Exactly as written, write out the lines below from the first to the one containing "spitze_r = [1.03, 1.02, 1.0, 1.0, 1.0, 1.0]", inclusive. Pictures do not belong in the copy.

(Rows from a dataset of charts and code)
++++++++

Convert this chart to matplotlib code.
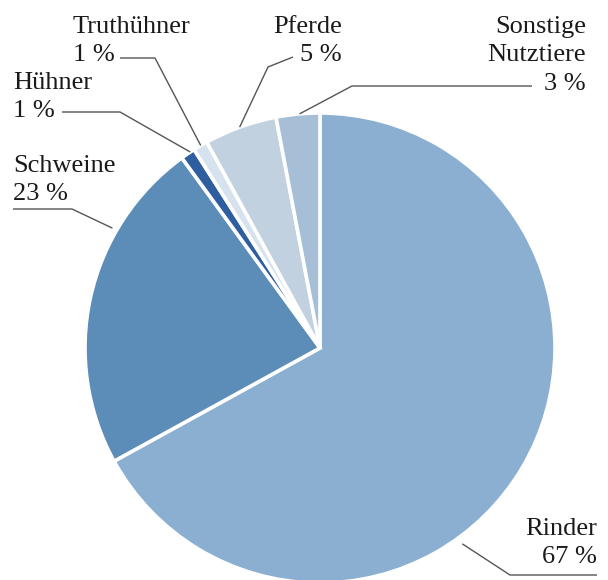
import matplotlib.pyplot as plt
import numpy as np

plt.rcParams['font.family'] = ['Liberation Serif', 'DejaVu Serif']

# Anteile der Nutztierarten in Prozent
tiere = ['Rinder', 'Schweine', 'Hühner', 'Truthühner', 'Pferde', 'Sonstige\nNutztiere']
anteile = [67, 23, 1, 1, 5, 3]
farben = ['#8AAFD0', '#5B8DB8', '#2E5EA0', '#D6E2EE', '#C2D1DF', '#A6BFD6']

W, H = 608, 580
fig = plt.figure(figsize=(W / 100, H / 100), dpi=100)
ax = fig.add_axes([0, 0, 1, 1])

cx, cy, r = 320, H - 348, 235
wedges, _ = ax.pie(anteile, colors=farben, startangle=90, counterclock=False,
                   center=(cx, cy), radius=r, frame=True,
                   wedgeprops=dict(edgecolor='white', linewidth=2.6))
ax.set_xlim(0, W)
ax.set_ylim(0, H)
ax.set_aspect('equal')
ax.axis('off')

# Beschriftungen: Textposition (Pixel von oben), Ausrichtung, Knick der Linie, Winkel am Kreis
text_xy = [(597, 518), (13, 155), (13, 72), (73, 16), (342, 16), (586, 16)]
text_ha = ['right', 'left', 'left', 'left', 'right', 'right']
linie_start = [(597, 575), (13, 209), (62, 112), (120, 58), (293, 57), (532, 86)]
linie_knick = [(510, 575), (72, 209), (120, 112), (155, 58), (268, 67), (352, 86)]
spitze_winkel = [-54, 150, 123.5, 120.5, 110, 95]
spitze_r = [1.03, 1.02, 1.0, 1.0, 1.0, 1.0]

for i, name in enumerate(tiere):
    tx, ty = text_xy[i]
    ax.text(tx, H - ty, f'{name}\n{anteile[i]} %', ha=text_ha[i], va='top',
            fontsize=19, color='#1a1a1a', linespacing=1.38,
            multialignment=text_ha[i])
    a = np.deg2rad(spitze_winkel[i])
    px = cx + spitze_r[i] * r * np.cos(a)
    py = cy + spitze_r[i] * r * np.sin(a)
    xs = [linie_start[i][0], linie_knick[i][0], px]
    ys = [H - linie_start[i][1], H - linie_knick[i][1], py]
    ax.plot(xs, ys, color='#555555', lw=1.0, solid_capstyle='butt')

fig.savefig('out.png', dpi=100, facecolor='white')
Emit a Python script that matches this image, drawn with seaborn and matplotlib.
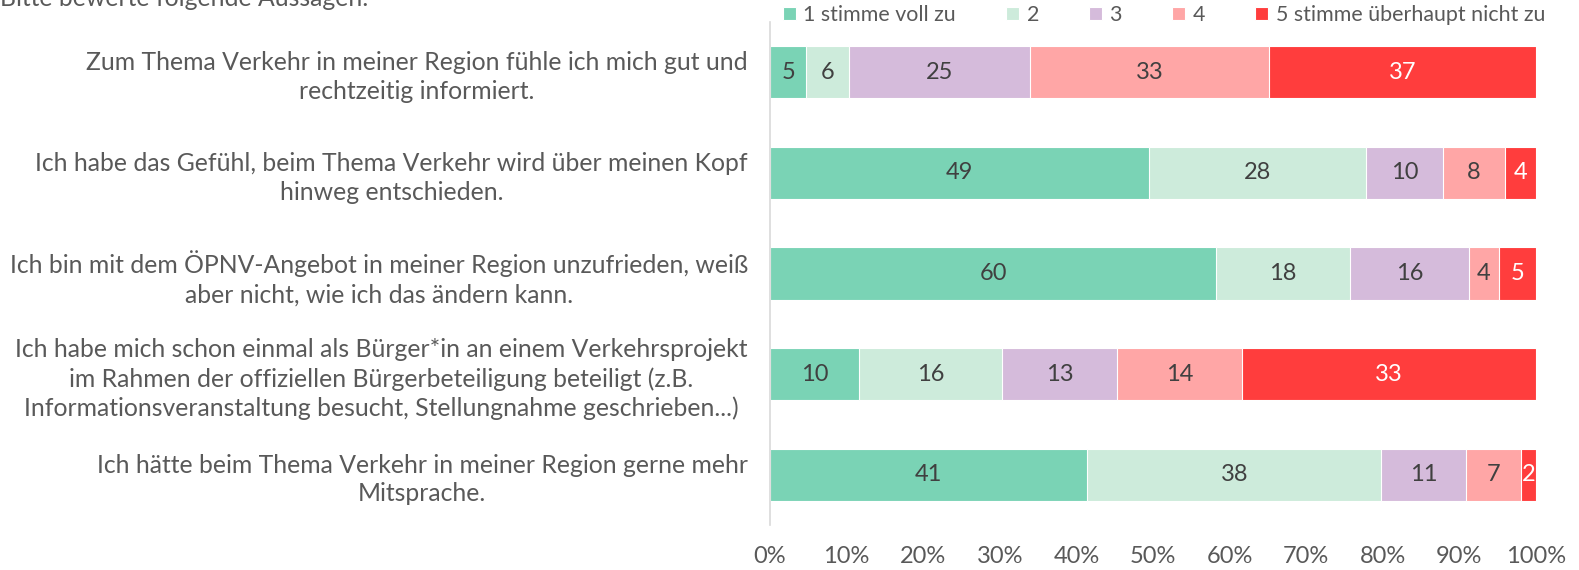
import numpy as np
import pandas as pd
import matplotlib.pyplot as plt
import seaborn as sns

# Daten
aussagen = [
    "Zum Thema Verkehr in meiner Region fühle ich mich gut und\nrechtzeitig informiert.",
    "Ich habe das Gefühl, beim Thema Verkehr wird über meinen Kopf\nhinweg entschieden.",
    "Ich bin mit dem ÖPNV-Angebot in meiner Region unzufrieden, weiß\naber nicht, wie ich das ändern kann.",
    "Ich habe mich schon einmal als Bürger*in an einem Verkehrsprojekt\nim Rahmen der offiziellen Bürgerbeteiligung beteiligt (z.B.\nInformationsveranstaltung besucht, Stellungnahme geschrieben...)",
    "Ich hätte beim Thema Verkehr in meiner Region gerne mehr\nMitsprache.",
]
antworten = ["1 stimme voll zu", "2", "3", "4", "5 stimme überhaupt nicht zu"]
stufe_1 = [5, 49, 60, 10, 41]
stufe_2 = [6, 28, 18, 16, 38]
stufe_3 = [25, 10, 16, 13, 11]
stufe_4 = [33, 8, 4, 14, 7]
stufe_5 = [37, 4, 5, 33, 2]

farben = ["#7AD3B5", "#CDEBDB", "#D5BBDB", "#FFA6A6", "#FF3D3D"]
textfarben = ["#404040", "#404040", "#404040", "#404040", "#FFFFFF"]
grau = "#595959"

sns.set_style("white")
plt.rcParams['font.family'] = ['Lato', 'DejaVu Sans']

werte = np.array([stufe_1, stufe_2, stufe_3, stufe_4, stufe_5], dtype=float)
prozent = werte / werte.sum(axis=0) * 100
kumuliert = np.cumsum(prozent, axis=0)

fig = plt.figure(figsize=(15.79, 5.70), dpi=100)
ax = fig.add_axes([770 / 1579, 1 - 525 / 570, 766 / 1579, 503 / 570])

# gestapelte Balken: von der Summe rückwärts zeichnen
for k in range(4, -1, -1):
    df = pd.DataFrame({"aussage": aussagen, "wert": kumuliert[k]})
    sns.barplot(data=df, x="wert", y="aussage", order=aussagen, color=farben[k],
                width=0.517, edgecolor="white", linewidth=0.8, saturation=1,
                label=antworten[k], ax=ax)

# Beschriftung in der Mitte der Segmente
for k in range(5):
    start = kumuliert[k] - prozent[k]
    for i in range(len(aussagen)):
        ax.text(start[i] + prozent[k][i] / 2, i, f"{int(werte[k][i])}",
                ha="center", va="center", fontsize=17, color=textfarben[k])

ax.set_xlim(0, 100)
ax.set_ylim(4.5, -0.5)
ax.set_xticks(np.arange(0, 101, 10))
ax.set_xticklabels([f"{v}%" for v in range(0, 101, 10)])
ax.set_xlabel("")
ax.set_ylabel("")
ax.tick_params(axis="x", length=0, pad=15, labelsize=17, labelcolor=grau)
ax.tick_params(axis="y", length=0, pad=16, labelsize=17.8, labelcolor=grau)
for lab in ax.get_yticklabels():
    lab.set_multialignment("center")
    lab.set_linespacing(1.3)
for s in ["top", "right", "bottom"]:
    ax.spines[s].set_visible(False)
ax.spines["left"].set_color("#D9D9D9")
ax.spines["left"].set_linewidth(1.2)
ax.grid(False)

handles, labels = ax.get_legend_handles_labels()
if ax.legend_:
    ax.legend_.remove()
fig.legend(handles[::-1], labels[::-1], loc="center left",
           bbox_to_anchor=(783 / 1579, 1 - 15 / 570), ncol=5, frameon=False,
           fontsize=15.4, handlelength=0.6, handleheight=0.6, handletextpad=0.35,
           columnspacing=2.35, borderaxespad=0, borderpad=0,
           labelcolor=grau)

# Titel ist im Original oben abgeschnitten
fig.text(0.0, 1 - 6 / 570, "Bitte bewerte folgende Aussagen:", ha="left",
         va="baseline", fontsize=17.8, color=grau)

fig.savefig("out.png", dpi=100)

++++++++

- Final result:
Convert this chart to matplotlib code.
import matplotlib.pyplot as plt
import numpy as np

plt.rcParams['font.family'] = ['Liberation Serif', 'DejaVu Serif']

# Anteile der Nutztierarten in Prozent
tiere = ['Rinder', 'Schweine', 'Hühner', 'Truthühner', 'Pferde', 'Sonstige\nNutztiere']
anteile = [67, 23, 1, 1, 5, 3]
farben = ['#8AAFD0', '#5B8DB8', '#2E5EA0', '#D6E2EE', '#C2D1DF', '#A6BFD6']

W, H = 608, 580
fig = plt.figure(figsize=(W / 100, H / 100), dpi=100)
ax = fig.add_axes([0, 0, 1, 1])

cx, cy, r = 320, H - 348, 235
wedges, _ = ax.pie(anteile, colors=farben, startangle=90, counterclock=False,
                   center=(cx, cy), radius=r, frame=True,
                   wedgeprops=dict(edgecolor='white', linewidth=2.6))
ax.set_xlim(0, W)
ax.set_ylim(0, H)
ax.set_aspect('equal')
ax.axis('off')

# Beschriftungen: Textposition (Pixel von oben), Ausrichtung, Knick der Linie, Winkel am Kreis
text_xy = [(597, 518), (13, 155), (13, 72), (73, 16), (342, 16), (586, 16)]
text_ha = ['right', 'left', 'left', 'left', 'right', 'right']
linie_start = [(597, 575), (13, 209), (62, 112), (120, 58), (293, 57), (532, 86)]
linie_knick = [(510, 575), (72, 209), (120, 112), (155, 58), (268, 67), (352, 86)]
spitze_winkel = [-54, 150, 123.5, 120.5, 110, 95]
spitze_r = [1.03, 1.02, 1.0, 1.0, 1.0, 1.0]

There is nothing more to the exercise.